U.S. members are working together, coordinating their efforts to shut down nationwide scams and address significant misconduct. They are also joining with the Commodity Futures Trading Commission (CFTC) and filing joint enforcement actions to ensure the protection of investors throughout the nation. In 2020, for example, 30 state securities regulators and the CFTC obtained injunctive relief and a receivership against TMTE Inc. aka Metals.com in the Northern District of Texas. The complaint pleaded grave facts – the company and affiliated defendants used traditional and social media marketing to lure more than 1,600 investors, including at least 1,300 elderly victims, in a scheme that involved more than $140 million in retirement savings. It also alleged virtually every investor lost the majority of their funds.
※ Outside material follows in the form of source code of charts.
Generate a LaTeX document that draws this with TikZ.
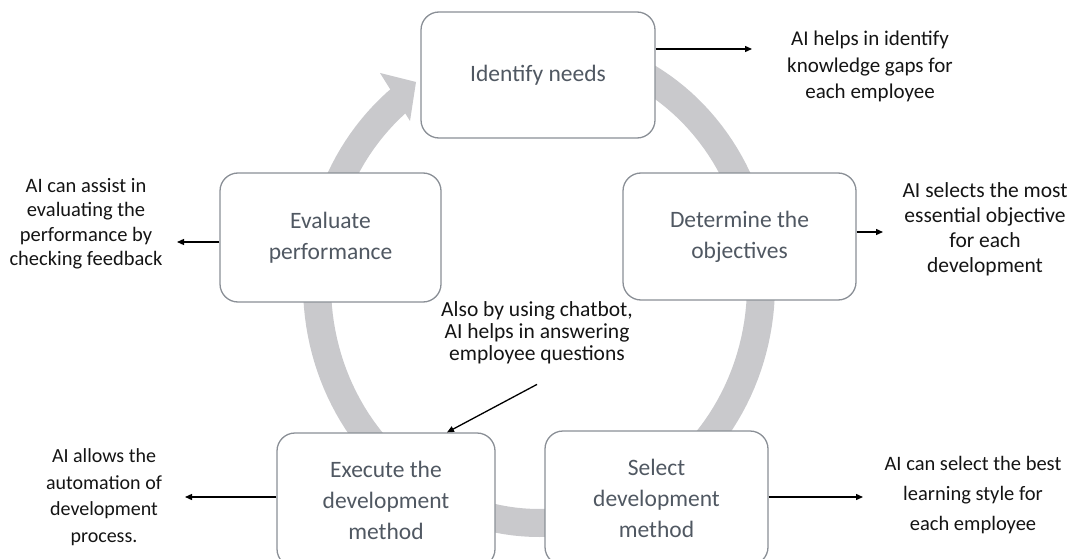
\documentclass[tikz,border=0pt]{standalone}
\usepackage{fontspec}
\setmainfont{Carlito}
\usetikzlibrary{arrows.meta}
\definecolor{ringgray}{RGB}{201,201,204}
\definecolor{boxline}{RGB}{138,143,150}
\definecolor{boxtext}{RGB}{80,88,98}
\definecolor{sidetext}{RGB}{20,20,20}
\tikzset{
  stepbox/.style={draw=boxline, line width=1.3pt, fill=white, rounded corners=18pt,
    align=center, text=boxtext, font=\fontsize{23.5}{31}\selectfont, inner sep=0pt},
  sidenote/.style={align=center, text=sidetext, font=\fontsize{21}{26.5}\selectfont, inner sep=0pt},
  conn/.style={line width=1.3pt, black, -{Triangle[length=7pt,width=6pt]}}
}
\begin{document}
\begin{tikzpicture}[x=1pt, y=-1pt]
\useasboundingbox (0,0) rectangle (1073,559);
% ring
\draw[ringgray, line width=28pt] plot[domain=-84:232, samples=150]
  ({539+222*cos(\x)}, {285+238*sin(\x)});
\fill[ringgray] (380,73) -- (416,82) -- (410,121) -- cycle;
% boxes
\node[stepbox, minimum width=234pt, minimum height=126pt] (id) at (538,75) {Identify needs};
\node[stepbox, minimum width=233pt, minimum height=127pt] (det) at (739.5,236.5) {Determine the\\objectives};
\node[stepbox, minimum width=221pt, minimum height=129pt] (eva) at (330.5,237.5) {Evaluate\\performance};
\node[stepbox, minimum width=218pt, minimum height=134pt] (exe) at (386,500) {Execute the\\development\\method};
\node[stepbox, minimum width=223pt, minimum height=134pt] (sel) at (656.5,498) {Select\\development\\method};
% side notes
\node[sidenote] (t1) at (870,66.5) {AI helps in identify\\knowledge gaps for\\each employee};
\node[sidenote, font=\fontsize{21.5}{25}\selectfont] (t2) at (985,229.5) {AI selects the most\\essential objective\\for each\\development};
\node[sidenote, font=\fontsize{20.5}{24.5}\selectfont] (t3) at (86,223.5) {AI can assist in\\evaluating the\\performance by\\checking feedback};
\node[sidenote, font=\fontsize{20}{26.5}\selectfont] (t4) at (104,497) {AI allows the\\automation of\\development\\process.};
\node[sidenote, font=\fontsize{20.5}{30}\selectfont] (t5) at (973,495) {AI can select the best\\learning style for\\each employee};
\node[sidenote, font=\fontsize{21.5}{22}\selectfont] (chat) at (537,333) {Also by using chatbot,\\AI helps in answering\\employee questions};
% connectors
\coordinate (e1) at (752,49);
\coordinate (e2) at (883,232);
\coordinate (e3) at (177,242);
\coordinate (e4) at (185,497);
\coordinate (e5) at (863,497);
\coordinate (e6) at (447,433);
\draw[conn] (id.east |- e1) -- (e1);
\draw[conn] (det.east |- e2) -- (e2);
\draw[conn] (eva.west |- e3) -- (e3);
\draw[conn] (exe.west |- e4) -- (e4);
\draw[conn] (sel.east |- e5) -- (e5);
\draw[conn] ([yshift=-20pt]chat.south) -- (e6 |- exe.north);
\end{tikzpicture}
\end{document}
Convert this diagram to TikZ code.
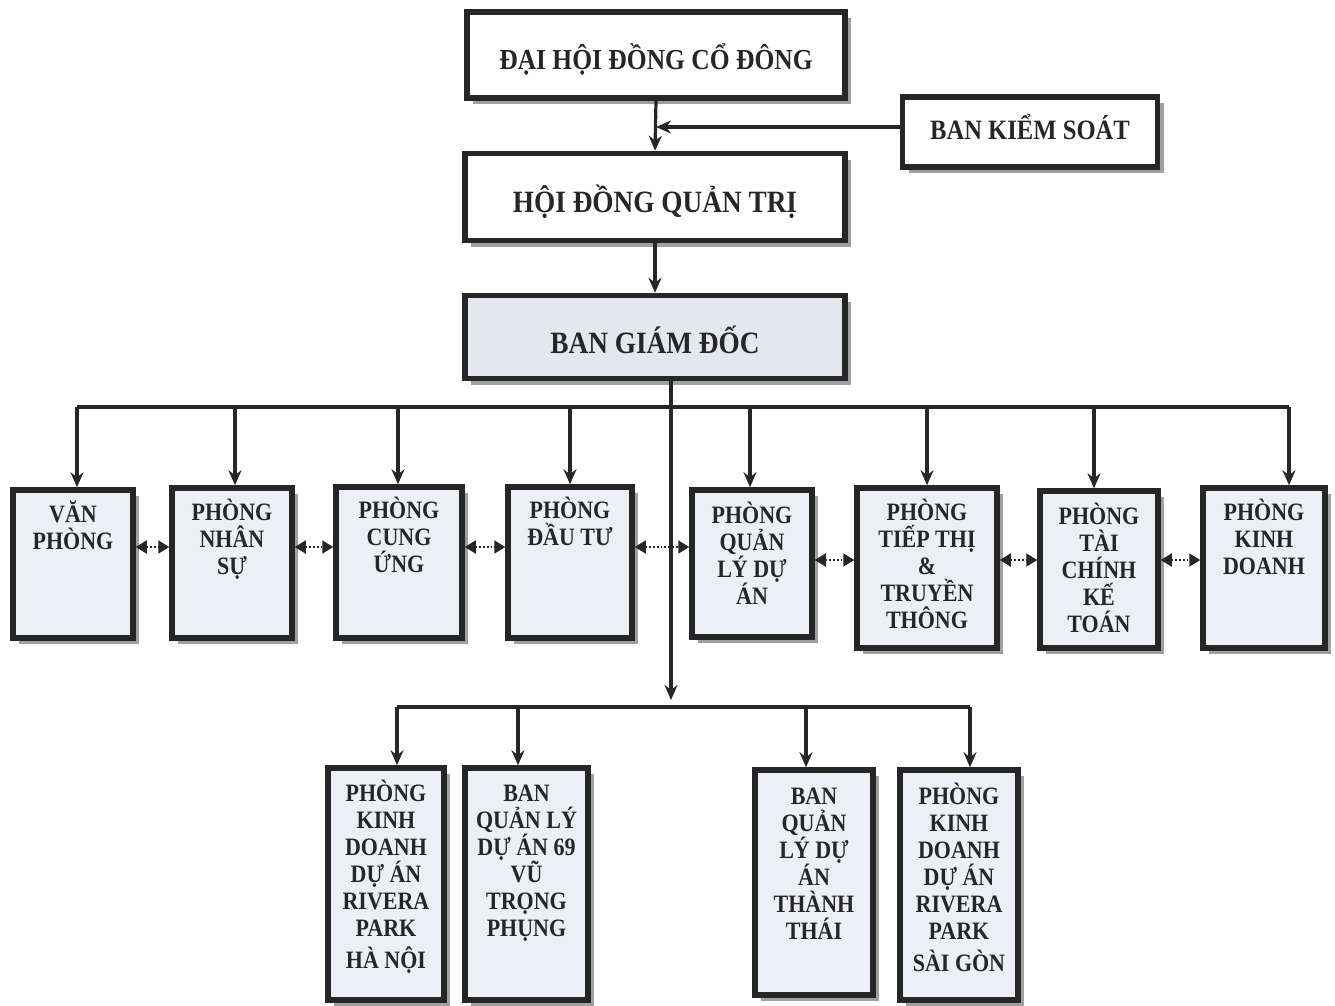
\documentclass[tikz,border=0pt]{standalone}
\usepackage{fontspec}
\setmainfont{Liberation Serif}[FakeStretch=0.88]
\usetikzlibrary{arrows.meta,shadows}
\AtBeginDocument{\lineskiplimit=-30pt\relax}
\newcommand{\fl}{\rule{0pt}{24pt}}
\definecolor{ln}{HTML}{262626}
\definecolor{bx}{HTML}{ECEFF3}
\definecolor{bxg}{HTML}{E4E7EC}
\definecolor{sh}{HTML}{A0A0A0}
\tikzset{
  box/.style={draw=ln, line width=5.5pt, fill=#1, inner sep=0pt,
    drop shadow={shadow xshift=6pt, shadow yshift=-6pt, fill=sh, opacity=1}},
  box/.default=bx,
  toptxt/.style={font=\bfseries\fontsize{31}{33}\selectfont, text=black!85},
  lbl/.style={anchor=north, align=center, inner sep=0pt, text=black!85,
    font=\bfseries\fontsize{25}{27}\selectfont},
  conn/.style={draw=ln, line width=3.2pt},
  arr/.style={conn, -{Stealth[length=15pt,width=13pt,inset=5pt]}},
  darr/.style={draw=ln, line width=1.8pt, dotted,
    {Triangle[length=11pt,width=13pt]}-{Triangle[length=11pt,width=13pt]}}
}
\begin{document}
\begin{tikzpicture}[x=1pt,y=-1pt]
\useasboundingbox[fill=white] (0,0) rectangle (1335,1005);

% top boxes
\node[box=white, minimum width=378pt, minimum height=86pt] (dh) at (656,55) {};
\node[toptxt, font=\bfseries\fontsize{29}{31}\selectfont] (dht) at ([yshift=-4pt]dh.center) {ĐẠI HỘI ĐỒNG CỔ ĐÔNG};
\node[box=white, minimum width=255pt, minimum height=70pt] (bks) at (1030,132) {};
\node[toptxt, font=\bfseries\fontsize{28}{30}\selectfont] (bkst) at ([yshift=5pt]bks.center) {BAN KIỂM SOÁT};
\node[box=white, minimum width=380pt, minimum height=87pt] (hd) at (655,197) {};
\node[toptxt] (hdt) at ([yshift=-5pt]hd.center) {HỘI ĐỒNG QUẢN TRỊ};
\node[box=bxg, minimum width=380pt, minimum height=83pt] (bgd) at (655,337) {};
\node[toptxt] (bgdt) at ([yshift=-3pt]bgd.center) {BAN GIÁM ĐỐC};

% middle row
\node[box, minimum width=120pt, minimum height=148pt] (p1) at (73,564) {};
\node[box, minimum width=120pt, minimum height=150pt] (p2) at (232,563) {};
\node[box, minimum width=126pt, minimum height=151pt] (p3) at (399,562.5) {};
\node[box, minimum width=124pt, minimum height=151pt] (p4) at (570,562.5) {};
\node[box, minimum width=120pt, minimum height=147pt] (p5) at (752,563.5) {};
\node[box, minimum width=140pt, minimum height=160pt] (p6) at (927,568) {};
\node[box, minimum width=118pt, minimum height=157pt] (p7) at (1099,569.5) {};
\node[box, minimum width=122pt, minimum height=160pt] (p8) at (1264,568) {};

\node[lbl] (t1) at ([yshift=-11pt]p1.north) {\fl VĂN\\PHÒNG};
\node[lbl] (t2) at ([yshift=-11pt]p2.north) {\fl PHÒNG\\NHÂN\\SỰ};
\node[lbl] (t3) at ([yshift=-10pt]p3.north) {\fl PHÒNG\\CUNG\\ỨNG};
\node[lbl] (t4) at ([yshift=-10pt]p4.north) {\fl PHÒNG\\ĐẦU TƯ};
\node[lbl] (t5) at ([yshift=-12pt]p5.north) {\fl PHÒNG\\QUẢN\\LÝ DỰ\\ÁN};
\node[lbl] (t6) at ([yshift=-11pt]p6.north) {\fl PHÒNG\\TIẾP THỊ\\\&\\TRUYỀN\\THÔNG};
\node[lbl] (t7) at ([yshift=-12pt]p7.north) {\fl PHÒNG\\TÀI\\CHÍNH\\KẾ\\TOÁN};
\node[lbl] (t8) at ([yshift=-11pt]p8.north) {\fl PHÒNG\\KINH\\DOANH};

% bottom row
\node[box, minimum width=116pt, minimum height=232pt] (b1) at (386,884) {};
\node[box, minimum width=123pt, minimum height=232pt] (b2) at (526.5,884) {};
\node[box, minimum width=118pt, minimum height=225pt] (b3) at (814,882.5) {};
\node[box, minimum width=118pt, minimum height=230pt] (b4) at (959,885) {};

\node[lbl] (u1) at ([yshift=-12pt]b1.north) {\fl PHÒNG\\KINH\\DOANH\\DỰ ÁN\\RIVERA\\PARK\\[5pt]HÀ NỘI};
\node[lbl] (u2) at ([yshift=-12pt]b2.north) {\fl BAN\\QUẢN LÝ\\DỰ ÁN 69\\VŨ\\TRỌNG\\PHỤNG};
\node[lbl] (u3) at ([yshift=-13pt]b3.north) {\fl BAN\\QUẢN\\LÝ DỰ\\ÁN\\THÀNH\\THÁI};
\node[lbl] (u4) at ([yshift=-13pt]b4.north) {\fl PHÒNG\\KINH\\DOANH\\DỰ ÁN\\RIVERA\\PARK\\[5pt]SÀI GÒN};

% top connectors
\draw[arr] (dh.south) -- (hd.north);
\coordinate (k0) at ([yshift=5pt]bks.west);
\draw[arr] (k0) -- (k0 -| dh.south);
\draw[arr] (hd.south) -- (bgd.north);

% top bus
\coordinate (d1) at (77,407);
\coordinate (d2) at (235,407);
\coordinate (d3) at (398,407);
\coordinate (d4) at (570,407);
\coordinate (d5) at (750,407);
\coordinate (d6) at (927,407);
\coordinate (d7) at (1094,407);
\coordinate (d8) at (1289,407);
\draw[conn] (d1) -- (d8);
\draw[arr] (d1) -- (d1 |- p1.north);
\draw[arr] (d2) -- (d2 |- p2.north);
\draw[arr] (d3) -- (d3 |- p3.north);
\draw[arr] (d4) -- (d4 |- p4.north);
\draw[arr] (d5) -- (d5 |- p5.north);
\draw[arr] (d6) -- (d6 |- p6.north);
\draw[arr] (d7) -- (d7 |- p7.north);
\draw[arr] (d8) -- (d8 |- p8.north);

% trunk
\coordinate (tr) at ([xshift=16pt]bgd.south);
\coordinate (bb) at (0,700);
\draw[arr] (tr) -- (tr |- bb);

% bottom bus
\coordinate (e1) at (397,707);
\coordinate (e2) at (518,707);
\coordinate (e3) at (806,707);
\coordinate (e4) at (970,707);
\draw[conn] (e1) -- (e4);
\draw[arr] (e1) -- (e1 |- b1.north);
\draw[arr] (e2) -- (e2 |- b2.north);
\draw[arr] (e3) -- (e3 |- b3.north);
\draw[arr] (e4) -- (e4 |- b4.north);

% dotted links
\coordinate (ya) at (0,547);
\coordinate (yb) at (0,560);
\draw[darr] (p1.east |- ya) -- (p2.west |- ya);
\draw[darr] (p2.east |- ya) -- (p3.west |- ya);
\draw[darr] (p3.east |- ya) -- (p4.west |- ya);
\draw[darr] (p4.east |- ya) -- (p5.west |- ya);
\draw[darr] (p5.east |- yb) -- (p6.west |- yb);
\draw[darr] (p6.east |- yb) -- (p7.west |- yb);
\draw[darr] (p7.east |- yb) -- (p8.west |- yb);
\end{tikzpicture}
\end{document}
More recently, in 2021, state securities regulators began investigating Safeguard Metals LLC and Jeffrey Santulan, its principal. Earlier this year, the California Department of Financial Protection and Innovation, along with 26 state securities regulators and the CFTC, filed a federal lawsuit against Safeguard, Santulan and related parties in the Central District of California. The complaint alleged the firm preyed on fear, creating a sense of urgency and encouraging prospective clients to remove their savings from the stock market to avoid significant loss. It also allegedly advised clients to liquidate their traditional retirement accounts and transfer the proceeds into self-directed IRAs to purchase coins that were marked up as much as 71 percent. More than 450 mostly elderly retail investors were victimized by the scheme, according to court filings.